■ **Goal**
Output the full listing below exactly, without the pictures.

■ ■ ■ ■ ■ ■ ■

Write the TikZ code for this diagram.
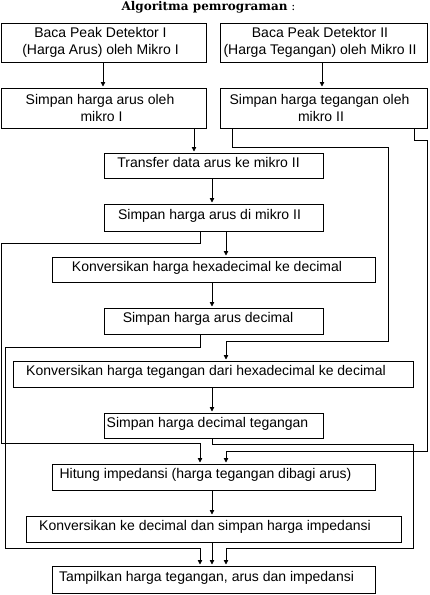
\documentclass[tikz,border=0pt]{standalone}
\usepackage{fontspec}
\setmainfont{Liberation Sans}
\newfontfamily\titlefont{DejaVu Serif}
\usetikzlibrary{arrows.meta}
\begin{document}
\begin{tikzpicture}[x=1pt,y=-1pt,
  box/.style={draw, line width=1pt, inner sep=0pt, align=center,
    font=\fontsize{14}{16.7}\selectfont},
  onebox/.style={box, text height=10pt, text depth=7pt},
  arr/.style={line width=0.8pt, -{Triangle[length=4.5pt,width=4.5pt]}, shorten >=1pt},
  lnk/.style={line width=0.8pt}]
\useasboundingbox (0,0) rectangle (429,595);
\node[anchor=base, font=\titlefont\fontsize{12}{14}\selectfont] (title) at (208.5,10)
  {\textbf{Algoritma pemrograman} :};
% boxes
\node[box, minimum width=205pt, minimum height=39pt] (b1) at (103.5,42.5)
  {Baca Peak Detektor I\hspace*{6pt}\\(Harga Arus) oleh Mikro I\hspace*{6pt}};
\node[box, minimum width=207pt, minimum height=39pt] (b2) at (323.5,42.5)
  {Baca Peak Detektor II\hspace*{7pt}\\(Harga Tegangan) oleh Mikro II\hspace*{7pt}};
\node[box, minimum width=205pt, minimum height=40pt] (b3) at (103.5,108)
  {Simpan harga arus oleh\hspace*{7pt}\\mikro I\hspace*{4pt}};
\node[box, minimum width=207pt, minimum height=40pt] (b4) at (323.5,108)
  {Simpan harga tegangan oleh\hspace*{8pt}\\mikro II\hspace*{5pt}};
\node[onebox, minimum width=219pt, minimum height=25pt] (b5) at (213.5,165.5)
  {Transfer data arus ke mikro II\hspace*{10pt}};
\node[onebox, minimum width=219pt, minimum height=27pt] (b6) at (213.5,217.5)
  {Simpan harga arus di mikro II\hspace*{8pt}};
\node[onebox, minimum width=323pt, minimum height=25pt] (b7) at (213.5,269.5)
  {Konversikan harga hexadecimal ke decimal\hspace*{13pt}};
\node[onebox, minimum width=219pt, minimum height=26pt] (b8) at (213.5,321)
  {Simpan harga arus decimal\hspace*{11pt}};
\node[onebox, minimum width=400pt, minimum height=26pt] (b9) at (213,374)
  {Konversikan harga tegangan dari hexadecimal ke decimal\hspace*{14pt}};
\node[onebox, minimum width=219pt, minimum height=25pt] (b10) at (213.5,425.5)
  {Simpan harga decimal tegangan\hspace*{12pt}};
\node[onebox, minimum width=323pt, minimum height=26pt] (b11) at (213.5,477)
  {Hitung impedansi (harga tegangan dibagi arus)\hspace*{16pt}};
\node[onebox, minimum width=375pt, minimum height=26pt] (b12) at (213.5,529)
  {Konversikan ke decimal dan simpan harga impedansi\hspace*{17pt}};
\node[onebox, minimum width=323pt, minimum height=27pt] (b13) at (213.5,579.5)
  {Tampilkan harga tegangan, arus dan impedansi\hspace*{14pt}};
% lane coordinates
\coordinate (xA) at (103,0);
\coordinate (xB) at (322,0);
\coordinate (xC) at (194,0);
\coordinate (xD) at (232,0);
\coordinate (xE) at (414,0);
\coordinate (xL) at (200,0);
\coordinate (xM) at (212,0);
\coordinate (xR) at (226,0);
\coordinate (t1) at (388,147);
\coordinate (t2) at (226,341);
\coordinate (u1) at (427,140);
\coordinate (u2) at (226,451);
\coordinate (v1) at (1,243);
\coordinate (v2) at (200,443);
\coordinate (w1) at (5,347);
\coordinate (w2) at (200,548);
\coordinate (z1) at (413,444);
\coordinate (z2) at (226,548);
% connectors
\draw[arr] (b1.south -| xA) -- (b3.north -| xA);
\draw[arr] (b2.south -| xB) -- (b4.north -| xB);
\draw[arr] (b3.south -| xC) -- (b5.north -| xC);
\draw[arr] (b4.south -| xD) |- (t1) |- (t2) -- (b9.north -| t2);
\draw[arr] (b4.south -| xE) |- (u1) |- (u2) -- (b11.north -| u2);
\draw[arr] (b5.south -| xM) -- (b6.north -| xM);
\draw[arr] (b6.south -| xR) -- (b7.north -| xR);
\draw[arr] (b6.south -| xL) |- (v1) |- (v2) -- (b11.north -| v2);
\draw[arr] (b7.south -| xM) -- (b8.north -| xM);
\draw[arr] (b8.south -| xL) |- (w1) |- (w2) -- (b13.north -| w2);
\draw[arr] (b9.south -| xM) -- (b10.north -| xM);
\draw[arr] (b10.south -| xM) |- (z1) |- (z2) -- (b13.north -| z2);
\draw[arr] (b11.south -| xM) -- (b12.north -| xM);
\draw[arr] (b12.south -| xM) -- (b13.north -| xM);
\end{tikzpicture}
\end{document}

■ ■ ■ ■ ■ ■ ■

■ **Worked solution**
Write the TikZ code for this diagram.
\documentclass[tikz,border=0pt]{standalone}
\usepackage{fontspec}
\setmainfont{Liberation Sans}
\newfontfamily\titlefont{DejaVu Serif}
\usetikzlibrary{arrows.meta}
\begin{document}
\begin{tikzpicture}[x=1pt,y=-1pt,
  box/.style={draw, line width=1pt, inner sep=0pt, align=center,
    font=\fontsize{14}{16.7}\selectfont},
  onebox/.style={box, text height=10pt, text depth=7pt},
  arr/.style={line width=0.8pt, -{Triangle[length=4.5pt,width=4.5pt]}, shorten >=1pt},
  lnk/.style={line width=0.8pt}]
\useasboundingbox (0,0) rectangle (429,595);
\node[anchor=base, font=\titlefont\fontsize{12}{14}\selectfont] (title) at (208.5,10)
  {\textbf{Algoritma pemrograman} :};
% boxes
\node[box, minimum width=205pt, minimum height=39pt] (b1) at (103.5,42.5)
  {Baca Peak Detektor I\hspace*{6pt}\\(Harga Arus) oleh Mikro I\hspace*{6pt}};
\node[box, minimum width=207pt, minimum height=39pt] (b2) at (323.5,42.5)
  {Baca Peak Detektor II\hspace*{7pt}\\(Harga Tegangan) oleh Mikro II\hspace*{7pt}};
\node[box, minimum width=205pt, minimum height=40pt] (b3) at (103.5,108)
  {Simpan harga arus oleh\hspace*{7pt}\\mikro I\hspace*{4pt}};
\node[box, minimum width=207pt, minimum height=40pt] (b4) at (323.5,108)
  {Simpan harga tegangan oleh\hspace*{8pt}\\mikro II\hspace*{5pt}};
\node[onebox, minimum width=219pt, minimum height=25pt] (b5) at (213.5,165.5)
  {Transfer data arus ke mikro II\hspace*{10pt}};
\node[onebox, minimum width=219pt, minimum height=27pt] (b6) at (213.5,217.5)
  {Simpan harga arus di mikro II\hspace*{8pt}};
\node[onebox, minimum width=323pt, minimum height=25pt] (b7) at (213.5,269.5)
  {Konversikan harga hexadecimal ke decimal\hspace*{13pt}};
\node[onebox, minimum width=219pt, minimum height=26pt] (b8) at (213.5,321)
  {Simpan harga arus decimal\hspace*{11pt}};
\node[onebox, minimum width=400pt, minimum height=26pt] (b9) at (213,374)
  {Konversikan harga tegangan dari hexadecimal ke decimal\hspace*{14pt}};
\node[onebox, minimum width=219pt, minimum height=25pt] (b10) at (213.5,425.5)
  {Simpan harga decimal tegangan\hspace*{12pt}};
\node[onebox, minimum width=323pt, minimum height=26pt] (b11) at (213.5,477)
  {Hitung impedansi (harga tegangan dibagi arus)\hspace*{16pt}};
\node[onebox, minimum width=375pt, minimum height=26pt] (b12) at (213.5,529)
  {Konversikan ke decimal dan simpan harga impedansi\hspace*{17pt}};
\node[onebox, minimum width=323pt, minimum height=27pt] (b13) at (213.5,579.5)
  {Tampilkan harga tegangan, arus dan impedansi\hspace*{14pt}};
% lane coordinates
\coordinate (xA) at (103,0);
\coordinate (xB) at (322,0);
\coordinate (xC) at (194,0);
\coordinate (xD) at (232,0);
\coordinate (xE) at (414,0);
\coordinate (xL) at (200,0);
\coordinate (xM) at (212,0);
\coordinate (xR) at (226,0);
\coordinate (t1) at (388,147);
\coordinate (t2) at (226,341);
\coordinate (u1) at (427,140);
\coordinate (u2) at (226,451);
\coordinate (v1) at (1,243);
\coordinate (v2) at (200,443);
\coordinate (w1) at (5,347);
\coordinate (w2) at (200,548);
\coordinate (z1) at (413,444);
\coordinate (z2) at (226,548);
% connectors
\draw[arr] (b1.south -| xA) -- (b3.north -| xA);
\draw[arr] (b2.south -| xB) -- (b4.north -| xB);
\draw[arr] (b3.south -| xC) -- (b5.north -| xC);
\draw[arr] (b4.south -| xD) |- (t1) |- (t2) -- (b9.north -| t2);
\draw[arr] (b4.south -| xE) |- (u1) |- (u2) -- (b11.north -| u2);
\draw[arr] (b5.south -| xM) -- (b6.north -| xM);
\draw[arr] (b6.south -| xR) -- (b7.north -| xR);
\draw[arr] (b6.south -| xL) |- (v1) |- (v2) -- (b11.north -| v2);
\draw[arr] (b7.south -| xM) -- (b8.north -| xM);
\draw[arr] (b8.south -| xL) |- (w1) |- (w2) -- (b13.north -| w2);
\draw[arr] (b9.south -| xM) -- (b10.north -| xM);
\draw[arr] (b10.south -| xM) |- (z1) |- (z2) -- (b13.north -| z2);
\draw[arr] (b11.south -| xM) -- (b12.north -| xM);
\draw[arr] (b12.south -| xM) -- (b13.north -| xM);
\end{tikzpicture}
\end{document}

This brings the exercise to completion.